### WORK TO BE COMPLETED
Skip the pictures. Reproduce all other material exactly.

### DATASET SECTION

— start —

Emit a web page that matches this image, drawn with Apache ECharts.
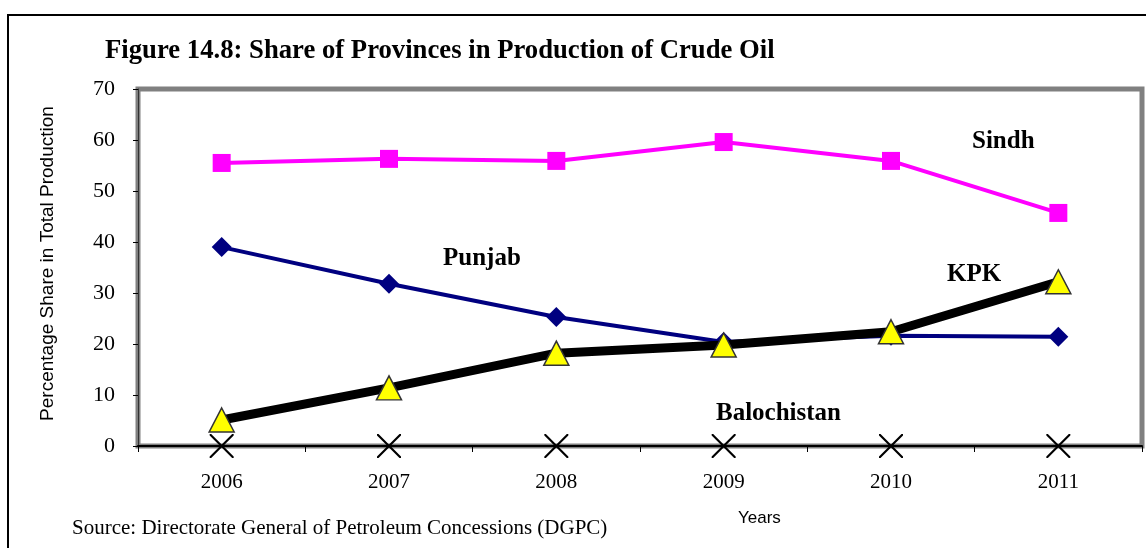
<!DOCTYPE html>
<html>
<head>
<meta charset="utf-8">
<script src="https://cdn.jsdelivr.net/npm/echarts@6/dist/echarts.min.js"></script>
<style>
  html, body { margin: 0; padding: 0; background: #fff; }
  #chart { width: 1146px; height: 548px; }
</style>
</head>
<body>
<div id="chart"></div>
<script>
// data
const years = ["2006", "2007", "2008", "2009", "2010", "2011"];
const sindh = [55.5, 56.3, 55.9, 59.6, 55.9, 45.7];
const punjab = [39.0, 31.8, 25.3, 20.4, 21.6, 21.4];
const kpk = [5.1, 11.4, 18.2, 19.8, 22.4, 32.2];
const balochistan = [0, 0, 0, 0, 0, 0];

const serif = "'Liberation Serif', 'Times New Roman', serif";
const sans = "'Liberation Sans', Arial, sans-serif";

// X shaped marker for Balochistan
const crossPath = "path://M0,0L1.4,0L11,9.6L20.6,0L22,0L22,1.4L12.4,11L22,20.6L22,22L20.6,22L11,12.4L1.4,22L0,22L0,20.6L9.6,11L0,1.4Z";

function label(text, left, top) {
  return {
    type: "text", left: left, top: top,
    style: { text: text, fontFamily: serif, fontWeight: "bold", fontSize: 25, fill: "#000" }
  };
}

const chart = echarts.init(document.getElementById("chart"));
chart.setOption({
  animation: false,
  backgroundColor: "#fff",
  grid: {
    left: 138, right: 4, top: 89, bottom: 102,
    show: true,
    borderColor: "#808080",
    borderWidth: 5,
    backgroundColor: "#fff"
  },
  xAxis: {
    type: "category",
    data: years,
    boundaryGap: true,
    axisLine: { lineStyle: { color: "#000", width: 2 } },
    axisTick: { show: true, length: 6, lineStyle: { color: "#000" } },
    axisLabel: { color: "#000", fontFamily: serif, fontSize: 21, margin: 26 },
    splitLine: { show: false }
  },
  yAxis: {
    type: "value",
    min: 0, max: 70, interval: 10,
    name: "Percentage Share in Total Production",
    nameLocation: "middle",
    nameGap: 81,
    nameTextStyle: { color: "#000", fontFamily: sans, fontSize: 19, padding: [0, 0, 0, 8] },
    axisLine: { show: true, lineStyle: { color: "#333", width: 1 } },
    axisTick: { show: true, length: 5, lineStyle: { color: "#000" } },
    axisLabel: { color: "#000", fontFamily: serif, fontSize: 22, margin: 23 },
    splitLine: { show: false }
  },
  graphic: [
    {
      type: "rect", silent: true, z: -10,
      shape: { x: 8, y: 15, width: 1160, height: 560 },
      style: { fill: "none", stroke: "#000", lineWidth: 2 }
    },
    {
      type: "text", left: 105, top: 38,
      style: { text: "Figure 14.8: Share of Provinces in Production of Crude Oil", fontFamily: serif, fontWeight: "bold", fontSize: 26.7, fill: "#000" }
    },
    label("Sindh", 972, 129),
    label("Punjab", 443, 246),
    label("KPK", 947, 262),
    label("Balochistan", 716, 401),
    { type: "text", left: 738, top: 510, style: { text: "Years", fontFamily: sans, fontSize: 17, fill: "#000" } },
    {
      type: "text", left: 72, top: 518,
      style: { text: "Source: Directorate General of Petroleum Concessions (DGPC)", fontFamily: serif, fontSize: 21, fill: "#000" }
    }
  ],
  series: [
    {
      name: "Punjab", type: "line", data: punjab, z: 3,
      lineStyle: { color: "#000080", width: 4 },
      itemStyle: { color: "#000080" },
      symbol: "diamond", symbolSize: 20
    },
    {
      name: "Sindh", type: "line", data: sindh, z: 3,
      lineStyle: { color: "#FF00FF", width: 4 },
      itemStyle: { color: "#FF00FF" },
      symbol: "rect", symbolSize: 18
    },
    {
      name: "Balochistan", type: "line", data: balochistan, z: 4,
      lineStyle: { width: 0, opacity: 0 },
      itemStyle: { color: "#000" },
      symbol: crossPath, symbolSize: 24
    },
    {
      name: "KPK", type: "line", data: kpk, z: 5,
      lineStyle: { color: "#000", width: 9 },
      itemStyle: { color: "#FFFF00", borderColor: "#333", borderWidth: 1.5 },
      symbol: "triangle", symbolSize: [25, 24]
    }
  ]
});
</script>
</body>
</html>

— end —

### THE ANSWER
Emit a web page that matches this image, drawn with Apache ECharts.
<!DOCTYPE html>
<html>
<head>
<meta charset="utf-8">
<script src="https://cdn.jsdelivr.net/npm/echarts@6/dist/echarts.min.js"></script>
<style>
  html, body { margin: 0; padding: 0; background: #fff; }
  #chart { width: 1146px; height: 548px; }
</style>
</head>
<body>
<div id="chart"></div>
<script>
// data
const years = ["2006", "2007", "2008", "2009", "2010", "2011"];
const sindh = [55.5, 56.3, 55.9, 59.6, 55.9, 45.7];
const punjab = [39.0, 31.8, 25.3, 20.4, 21.6, 21.4];
const kpk = [5.1, 11.4, 18.2, 19.8, 22.4, 32.2];
const balochistan = [0, 0, 0, 0, 0, 0];

const serif = "'Liberation Serif', 'Times New Roman', serif";
const sans = "'Liberation Sans', Arial, sans-serif";

// X shaped marker for Balochistan
const crossPath = "path://M0,0L1.4,0L11,9.6L20.6,0L22,0L22,1.4L12.4,11L22,20.6L22,22L20.6,22L11,12.4L1.4,22L0,22L0,20.6L9.6,11L0,1.4Z";

function label(text, left, top) {
  return {
    type: "text", left: left, top: top,
    style: { text: text, fontFamily: serif, fontWeight: "bold", fontSize: 25, fill: "#000" }
  };
}

const chart = echarts.init(document.getElementById("chart"));
chart.setOption({
  animation: false,
  backgroundColor: "#fff",
  grid: {
    left: 138, right: 4, top: 89, bottom: 102,
    show: true,
    borderColor: "#808080",
    borderWidth: 5,
    backgroundColor: "#fff"
  },
  xAxis: {
    type: "category",
    data: years,
    boundaryGap: true,
    axisLine: { lineStyle: { color: "#000", width: 2 } },
    axisTick: { show: true, length: 6, lineStyle: { color: "#000" } },
    axisLabel: { color: "#000", fontFamily: serif, fontSize: 21, margin: 26 },
    splitLine: { show: false }
  },
  yAxis: {
    type: "value",
    min: 0, max: 70, interval: 10,
    name: "Percentage Share in Total Production",
    nameLocation: "middle",
    nameGap: 81,
    nameTextStyle: { color: "#000", fontFamily: sans, fontSize: 19, padding: [0, 0, 0, 8] },
    axisLine: { show: true, lineStyle: { color: "#333", width: 1 } },
    axisTick: { show: true, length: 5, lineStyle: { color: "#000" } },
    axisLabel: { color: "#000", fontFamily: serif, fontSize: 22, margin: 23 },
    splitLine: { show: false }
  },
  graphic: [
    {
      type: "rect", silent: true, z: -10,
      shape: { x: 8, y: 15, width: 1160, height: 560 },
      style: { fill: "none", stroke: "#000", lineWidth: 2 }
    },
    {
      type: "text", left: 105, top: 38,
      style: { text: "Figure 14.8: Share of Provinces in Production of Crude Oil", fontFamily: serif, fontWeight: "bold", fontSize: 26.7, fill: "#000" }
    },
    label("Sindh", 972, 129),
    label("Punjab", 443, 246),
    label("KPK", 947, 262),
    label("Balochistan", 716, 401),
    { type: "text", left: 738, top: 510, style: { text: "Years", fontFamily: sans, fontSize: 17, fill: "#000" } },
    {
      type: "text", left: 72, top: 518,
      style: { text: "Source: Directorate General of Petroleum Concessions (DGPC)", fontFamily: serif, fontSize: 21, fill: "#000" }
    }
  ],
  series: [
    {
      name: "Punjab", type: "line", data: punjab, z: 3,
      lineStyle: { color: "#000080", width: 4 },
      itemStyle: { color: "#000080" },
      symbol: "diamond", symbolSize: 20
    },
    {
      name: "Sindh", type: "line", data: sindh, z: 3,
      lineStyle: { color: "#FF00FF", width: 4 },
      itemStyle: { color: "#FF00FF" },
      symbol: "rect", symbolSize: 18
    },
    {
      name: "Balochistan", type: "line", data: balochistan, z: 4,
      lineStyle: { width: 0, opacity: 0 },
      itemStyle: { color: "#000" },
      symbol: crossPath, symbolSize: 24
    },
    {
      name: "KPK", type: "line", data: kpk, z: 5,
      lineStyle: { color: "#000", width: 9 },
      itemStyle: { color: "#FFFF00", borderColor: "#333", borderWidth: 1.5 },
      symbol: "triangle", symbolSize: [25, 24]
    }
  ]
});
</script>
</body>
</html>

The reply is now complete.